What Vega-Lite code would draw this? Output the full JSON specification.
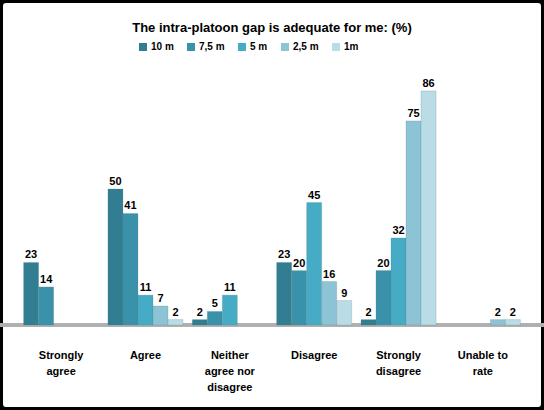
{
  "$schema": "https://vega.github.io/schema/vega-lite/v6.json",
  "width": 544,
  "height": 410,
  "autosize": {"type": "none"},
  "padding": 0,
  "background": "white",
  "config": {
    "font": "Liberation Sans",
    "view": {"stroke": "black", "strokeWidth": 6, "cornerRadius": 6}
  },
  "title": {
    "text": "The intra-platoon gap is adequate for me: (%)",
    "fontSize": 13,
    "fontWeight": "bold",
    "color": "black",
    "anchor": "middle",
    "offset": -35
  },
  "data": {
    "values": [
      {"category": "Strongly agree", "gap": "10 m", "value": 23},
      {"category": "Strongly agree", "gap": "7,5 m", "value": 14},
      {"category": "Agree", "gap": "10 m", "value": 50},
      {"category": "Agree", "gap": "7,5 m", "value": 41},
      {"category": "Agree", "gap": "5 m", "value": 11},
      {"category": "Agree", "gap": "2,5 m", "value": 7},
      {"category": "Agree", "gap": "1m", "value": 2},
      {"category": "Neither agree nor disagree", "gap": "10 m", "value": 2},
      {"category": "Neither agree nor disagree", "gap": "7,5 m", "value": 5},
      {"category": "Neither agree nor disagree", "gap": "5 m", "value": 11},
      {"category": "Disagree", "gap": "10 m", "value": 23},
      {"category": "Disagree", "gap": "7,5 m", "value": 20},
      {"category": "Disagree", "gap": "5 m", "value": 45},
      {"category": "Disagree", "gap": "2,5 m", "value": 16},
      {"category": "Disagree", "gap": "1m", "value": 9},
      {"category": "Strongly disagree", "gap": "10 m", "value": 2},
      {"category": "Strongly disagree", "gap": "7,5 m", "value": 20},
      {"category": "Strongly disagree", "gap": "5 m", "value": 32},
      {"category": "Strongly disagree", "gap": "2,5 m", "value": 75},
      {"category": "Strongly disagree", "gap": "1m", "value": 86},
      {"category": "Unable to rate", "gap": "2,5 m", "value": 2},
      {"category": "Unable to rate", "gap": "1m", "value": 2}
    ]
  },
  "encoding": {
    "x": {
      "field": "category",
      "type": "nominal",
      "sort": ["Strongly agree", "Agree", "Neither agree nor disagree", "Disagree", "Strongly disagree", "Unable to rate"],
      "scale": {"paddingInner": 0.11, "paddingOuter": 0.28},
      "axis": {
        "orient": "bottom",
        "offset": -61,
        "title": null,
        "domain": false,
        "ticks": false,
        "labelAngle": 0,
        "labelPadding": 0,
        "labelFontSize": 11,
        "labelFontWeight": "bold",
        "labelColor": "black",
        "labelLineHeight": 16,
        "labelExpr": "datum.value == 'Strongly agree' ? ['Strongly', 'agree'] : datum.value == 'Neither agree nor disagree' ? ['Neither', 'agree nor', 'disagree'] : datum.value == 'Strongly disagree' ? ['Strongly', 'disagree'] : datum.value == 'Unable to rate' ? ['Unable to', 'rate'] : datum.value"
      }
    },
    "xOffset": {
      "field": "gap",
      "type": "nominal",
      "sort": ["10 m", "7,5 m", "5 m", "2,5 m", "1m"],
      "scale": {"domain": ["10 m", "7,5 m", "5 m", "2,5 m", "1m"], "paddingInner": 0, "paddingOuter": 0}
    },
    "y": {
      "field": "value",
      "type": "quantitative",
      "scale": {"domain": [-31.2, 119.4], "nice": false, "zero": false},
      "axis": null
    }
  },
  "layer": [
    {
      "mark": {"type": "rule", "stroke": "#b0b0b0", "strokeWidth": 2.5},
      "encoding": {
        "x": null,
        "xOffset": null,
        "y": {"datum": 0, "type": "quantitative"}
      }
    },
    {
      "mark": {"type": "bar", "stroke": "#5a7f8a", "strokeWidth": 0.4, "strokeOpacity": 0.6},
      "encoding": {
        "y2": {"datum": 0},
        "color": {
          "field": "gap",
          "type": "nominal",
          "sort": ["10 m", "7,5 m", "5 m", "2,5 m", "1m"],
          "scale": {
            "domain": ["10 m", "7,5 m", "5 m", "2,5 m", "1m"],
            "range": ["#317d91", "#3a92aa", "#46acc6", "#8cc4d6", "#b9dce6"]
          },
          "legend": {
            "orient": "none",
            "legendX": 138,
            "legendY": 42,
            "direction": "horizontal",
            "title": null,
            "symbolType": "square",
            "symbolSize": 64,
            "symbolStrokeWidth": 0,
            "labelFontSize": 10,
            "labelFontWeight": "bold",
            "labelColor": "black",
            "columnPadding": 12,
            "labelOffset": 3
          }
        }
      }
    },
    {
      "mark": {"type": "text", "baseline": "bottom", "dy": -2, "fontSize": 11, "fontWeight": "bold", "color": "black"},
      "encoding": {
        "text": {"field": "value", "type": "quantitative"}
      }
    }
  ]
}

# # # #

**Task brief**
Your task is an exact transcription of all the data, minus the pictures.

**In response**
What Vega-Lite code would draw this? Output the full JSON specification.
{
  "$schema": "https://vega.github.io/schema/vega-lite/v6.json",
  "width": 544,
  "height": 410,
  "autosize": {"type": "none"},
  "padding": 0,
  "background": "white",
  "config": {
    "font": "Liberation Sans",
    "view": {"stroke": "black", "strokeWidth": 6, "cornerRadius": 6}
  },
  "title": {
    "text": "The intra-platoon gap is adequate for me: (%)",
    "fontSize": 13,
    "fontWeight": "bold",
    "color": "black",
    "anchor": "middle",
    "offset": -35
  },
  "data": {
    "values": [
      {"category": "Strongly agree", "gap": "10 m", "value": 23},
      {"category": "Strongly agree", "gap": "7,5 m", "value": 14},
      {"category": "Agree", "gap": "10 m", "value": 50},
      {"category": "Agree", "gap": "7,5 m", "value": 41},
      {"category": "Agree", "gap": "5 m", "value": 11},
      {"category": "Agree", "gap": "2,5 m", "value": 7},
      {"category": "Agree", "gap": "1m", "value": 2},
      {"category": "Neither agree nor disagree", "gap": "10 m", "value": 2},
      {"category": "Neither agree nor disagree", "gap": "7,5 m", "value": 5},
      {"category": "Neither agree nor disagree", "gap": "5 m", "value": 11},
      {"category": "Disagree", "gap": "10 m", "value": 23},
      {"category": "Disagree", "gap": "7,5 m", "value": 20},
      {"category": "Disagree", "gap": "5 m", "value": 45},
      {"category": "Disagree", "gap": "2,5 m", "value": 16},
      {"category": "Disagree", "gap": "1m", "value": 9},
      {"category": "Strongly disagree", "gap": "10 m", "value": 2},
      {"category": "Strongly disagree", "gap": "7,5 m", "value": 20},
      {"category": "Strongly disagree", "gap": "5 m", "value": 32},
      {"category": "Strongly disagree", "gap": "2,5 m", "value": 75},
      {"category": "Strongly disagree", "gap": "1m", "value": 86},
      {"category": "Unable to rate", "gap": "2,5 m", "value": 2},
      {"category": "Unable to rate", "gap": "1m", "value": 2}
    ]
  },
  "encoding": {
    "x": {
      "field": "category",
      "type": "nominal",
      "sort": ["Strongly agree", "Agree", "Neither agree nor disagree", "Disagree", "Strongly disagree", "Unable to rate"],
      "scale": {"paddingInner": 0.11, "paddingOuter": 0.28},
      "axis": {
        "orient": "bottom",
        "offset": -61,
        "title": null,
        "domain": false,
        "ticks": false,
        "labelAngle": 0,
        "labelPadding": 0,
        "labelFontSize": 11,
        "labelFontWeight": "bold",
        "labelColor": "black",
        "labelLineHeight": 16,
        "labelExpr": "datum.value == 'Strongly agree' ? ['Strongly', 'agree'] : datum.value == 'Neither agree nor disagree' ? ['Neither', 'agree nor', 'disagree'] : datum.value == 'Strongly disagree' ? ['Strongly', 'disagree'] : datum.value == 'Unable to rate' ? ['Unable to', 'rate'] : datum.value"
      }
    },
    "xOffset": {
      "field": "gap",
      "type": "nominal",
      "sort": ["10 m", "7,5 m", "5 m", "2,5 m", "1m"],
      "scale": {"domain": ["10 m", "7,5 m", "5 m", "2,5 m", "1m"], "paddingInner": 0, "paddingOuter": 0}
    },
    "y": {
      "field": "value",
      "type": "quantitative",
      "scale": {"domain": [-31.2, 119.4], "nice": false, "zero": false},
      "axis": null
    }
  },
  "layer": [
    {
      "mark": {"type": "rule", "stroke": "#b0b0b0", "strokeWidth": 2.5},
      "encoding": {
        "x": null,
        "xOffset": null,
        "y": {"datum": 0, "type": "quantitative"}
      }
    },
    {
      "mark": {"type": "bar", "stroke": "#5a7f8a", "strokeWidth": 0.4, "strokeOpacity": 0.6},
      "encoding": {
        "y2": {"datum": 0},
        "color": {
          "field": "gap",
          "type": "nominal",
          "sort": ["10 m", "7,5 m", "5 m", "2,5 m", "1m"],
          "scale": {
            "domain": ["10 m", "7,5 m", "5 m", "2,5 m", "1m"],
            "range": ["#317d91", "#3a92aa", "#46acc6", "#8cc4d6", "#b9dce6"]
          },
          "legend": {
            "orient": "none",
            "legendX": 138,
            "legendY": 42,
            "direction": "horizontal",
            "title": null,
            "symbolType": "square",
            "symbolSize": 64,
            "symbolStrokeWidth": 0,
            "labelFontSize": 10,
            "labelFontWeight": "bold",
            "labelColor": "black",
            "columnPadding": 12,
            "labelOffset": 3
          }
        }
      }
    },
    {
      "mark": {"type": "text", "baseline": "bottom", "dy": -2, "fontSize": 11, "fontWeight": "bold", "color": "black"},
      "encoding": {
        "text": {"field": "value", "type": "quantitative"}
      }
    }
  ]
}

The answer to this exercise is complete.